1 Wash Pl, Room 714
Tuesday 12:30-2, 3:15-4:30
Thursday 12-1, 3:15-4:30
B.A., Comparative Literature, Dartmouth College, 1988
M.Phil., Comparative Literature, Yale University, 1993
Ph.D., Comparative Literature, Yale University, 1996
Judith Greenberg's research and teaching interests focus on questions of memory and trauma Studies, especially through a feminist lens. She holds a degree in comparative literature and her courses are informed by psychoanalysis, film Studies, Holocaust Studies, and her years teaching in French departments. She is the editor of Trauma at Home: After 9/11 and author of a variety of chapters and articles related to trauma and its representations, including "Trauma and Transmission: Echoes of the Missing in Dora Bruder" (Studies in 20th and 21st Century Literature), "Surviving Charlotte Delbo's Auschwitz and After: How to Arrive and Depart," (in the MLA publication Teaching the Representation of the Holocaust), "Paths of Resistance: French Women Working from the Inside," (in Experience and Expression: Women, Nazis and the Holocaust) and "The Trauma of Echo and the Echo of Trauma," (in American Imago). She has also taught and written about Virginia Woolf, including publications in Woolf Studies Annual and Virginia Woolf: Turning the Centuries. Greenberg received Gallatin's Jewish Studies grant in 2007 for a manuscript on which she is currently working, Cypora's Shadow, which takes a cousin's memoir written in a Polish ghetto during the final days before the ghetto's liquidation and then explores the trans-generational transmission of trauma, particularly from mothers to daughters.

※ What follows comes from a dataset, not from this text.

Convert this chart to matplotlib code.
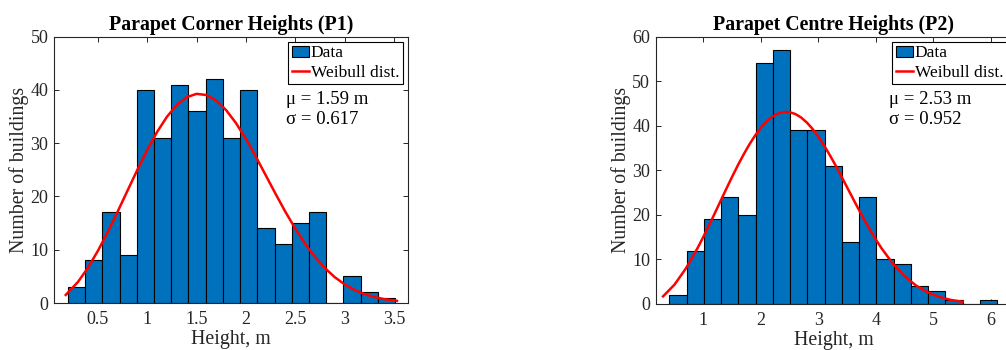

20th-century French and British literature; trauma studies, psychoanalysis; women’s studies; Holocaust studies
Greenberg’s article, “A Situation of Fear: Revisiting Sartre in Trump’s America,” was published in the Studies in American Jewish Literature Journal.

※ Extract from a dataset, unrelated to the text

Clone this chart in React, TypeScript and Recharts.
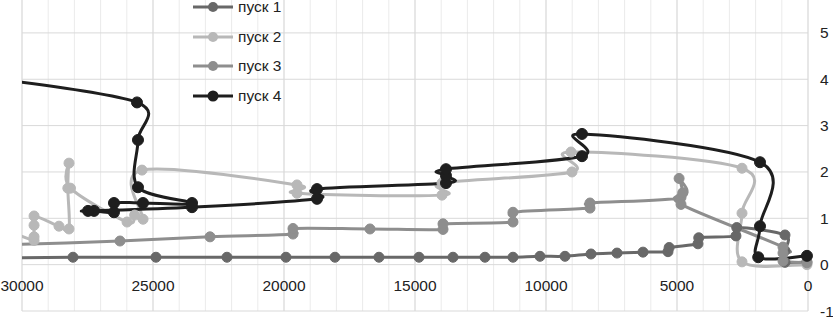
import { CartesianGrid, ComposedChart, Legend, Line, XAxis, YAxis } from "recharts";

// distance (x) / value (y) for each run
const run1X = [31000, 28054, 24887, 22177, 19925, 18054, 16375, 14848, 13550, 12329, 11260, 10230, 9275, 8283, 7290, 6298, 5344, 5300, 4199, 4170, 2750, 2720, 878, 878, 878, 40];
const run1Y = [0.14, 0.16, 0.16, 0.16, 0.16, 0.16, 0.16, 0.16, 0.16, 0.16, 0.16, 0.18, 0.18, 0.23, 0.25, 0.27, 0.28, 0.37, 0.45, 0.58, 0.62, 0.8, 0.64, 0.3, 0.05, 0.06];

const run2X = [30500, 29540, 29540, 29540, 29540, 28588, 28206, 28250, 28206, 28150, 25990, 25700, 25380, 25420, 19504, 19504, 13970, 13970, 9008, 9046, 2519, 2519, 2519, 40];
const run2Y = [0.72, 0.52, 0.6, 0.85, 1.05, 0.83, 0.77, 1.65, 2.19, 1.65, 0.92, 1.07, 0.98, 2.04, 1.72, 1.54, 1.5, 1.76, 2.0, 2.43, 2.08, 1.11, 0.06, 0.0];

const run3X = [31000, 26260, 22824, 19657, 19657, 16718, 13931, 13931, 11260, 11260, 8321, 8321, 4847, 4920, 4780, 4847, 954, 954, 954, 40];
const run3Y = [0.42, 0.51, 0.6, 0.66, 0.78, 0.77, 0.76, 0.88, 0.92, 1.13, 1.22, 1.33, 1.45, 1.86, 1.55, 1.3, 0.38, 0.25, 0.08, 0.04];

const run4X = [31500, 25611, 25573, 25573, 23511, 25382, 26489, 26489, 27250, 27480, 23511, 18740, 18740, 13817, 13817, 13817, 8626, 8626, 1832, 1832, 1900, 40];
const run4Y = [4.05, 3.5, 2.69, 1.67, 1.33, 1.33, 1.33, 1.13, 1.16, 1.16, 1.24, 1.42, 1.63, 1.76, 1.92, 2.06, 2.34, 2.82, 2.21, 0.83, 0.16, 0.19];

const X_TICKS = [30000, 25000, 20000, 15000, 10000, 5000, 0];
const X_MINOR = Array.from({ length: 31 }, (_, i) => i * 1000);
const Y_TICKS = [-1, 0, 1, 2, 3, 4, 5];

const FONT = "'Liberation Sans', Arial, sans-serif";
const TEXT = "#222222";

const toPoints = (xs: number[], ys: number[]) => xs.map((x, i) => ({ x, y: ys[i] }));

const SERIES = [
  { name: "пуск 1", color: "#686868", r: 5, data: toPoints(run1X, run1Y) },
  { name: "пуск 2", color: "#b8b8b8", r: 5, data: toPoints(run2X, run2Y) },
  { name: "пуск 3", color: "#8e8e8e", r: 5, data: toPoints(run3X, run3Y) },
  { name: "пуск 4", color: "#1e1e1e", r: 5.5, data: toPoints(run4X, run4Y) },
];

// Catmull-Rom style smoothing, close to the spreadsheet "smoothed line" look.
// Works on points in order, so it can go back and forth along x.
function smoothCurve(context: any) {
  let pts: [number, number][] = [];
  return {
    areaStart() {},
    areaEnd() {},
    lineStart() {
      pts = [];
    },
    point(x: number, y: number) {
      pts.push([+x, +y]);
    },
    lineEnd() {
      if (!pts.length) return;
      context.moveTo(pts[0][0], pts[0][1]);
      const k = 1 / 6;
      for (let i = 0; i < pts.length - 1; i++) {
        const p0 = pts[Math.max(i - 1, 0)];
        const p1 = pts[i];
        const p2 = pts[i + 1];
        const p3 = pts[Math.min(i + 2, pts.length - 1)];
        context.bezierCurveTo(
          p1[0] + (p2[0] - p0[0]) * k,
          p1[1] + (p2[1] - p0[1]) * k,
          p2[0] - (p3[0] - p1[0]) * k,
          p2[1] - (p3[1] - p1[1]) * k,
          p2[0],
          p2[1]
        );
      }
    },
  };
}

function XTick({ x, y, payload }: any) {
  return (
    <text x={x} y={y - 28} textAnchor="middle" fontSize={15.5} fontFamily={FONT} fill={TEXT}>
      {payload.value}
    </text>
  );
}

function RunLegend() {
  return (
    <div style={{ fontFamily: FONT, fontSize: 15.5, color: TEXT }}>
      {SERIES.map((s) => (
        <div key={s.name} style={{ display: "flex", alignItems: "center", height: 29.7 }}>
          <svg width={40} height={12}>
            <line x1={0} x2={40} y1={6} y2={6} stroke={s.color} strokeWidth={3} />
            <circle cx={20} cy={6} r={s.r} fill={s.color} />
          </svg>
          <span style={{ marginLeft: 5 }}>{s.name}</span>
        </div>
      ))}
    </div>
  );
}

export default function App() {
  return (
    <div style={{ position: "absolute", left: 0, top: 0, background: "#fff" }}>
      <ComposedChart width={833} height={317} margin={{ top: 0, right: 0, bottom: 0, left: 22 }}>
        <CartesianGrid stroke="#ebebeb" horizontal={false} verticalValues={X_MINOR} />
        <CartesianGrid stroke="#d9d9d9" verticalValues={X_TICKS} horizontalValues={Y_TICKS} />
        <XAxis
          dataKey="x"
          type="number"
          domain={[0, 30000]}
          reversed
          allowDataOverflow
          ticks={X_TICKS}
          interval={0}
          height={6}
          axisLine={false}
          tickLine={false}
          tick={<XTick />}
        />
        <YAxis
          orientation="right"
          type="number"
          domain={[-1, 5.71]}
          ticks={Y_TICKS}
          interval={0}
          width={25}
          axisLine={false}
          tickLine={false}
          tickMargin={6}
          tick={{ fontSize: 15.5, fontFamily: FONT, fill: TEXT, textAnchor: "start" }}
        />
        <Legend
          layout="vertical"
          align="center"
          verticalAlign="middle"
          content={<RunLegend />}
          wrapperStyle={{ left: 193, top: -8, width: "auto" }}
        />
        {SERIES.map((s) => (
          <Line
            key={s.name}
            data={s.data}
            dataKey="y"
            name={s.name}
            type={smoothCurve as any}
            stroke={s.color}
            strokeWidth={3}
            dot={{ r: s.r, fill: s.color, stroke: s.color, strokeWidth: 1, clipDot: false } as any}
            activeDot={false}
            isAnimationActive={false}
          />
        ))}
      </ComposedChart>
    </div>
  );
}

Work from her forthcoming book, Cipa’s Echo: A Mother, a Daughter and a Holocaust Legacy, was featured in art exhibition titled, “School Photos and Their Afterlives,” at Hood Museum of Art in Hanover, New Hampshire, curated by Marianne Hirsch and Leo Spitzer.
Greenbergs’s book-related trip to Poland was featured in the Polish National Press, Gazeta Wyborcza, and by NGO Forum Dialogu and featured in local Siedlce Press.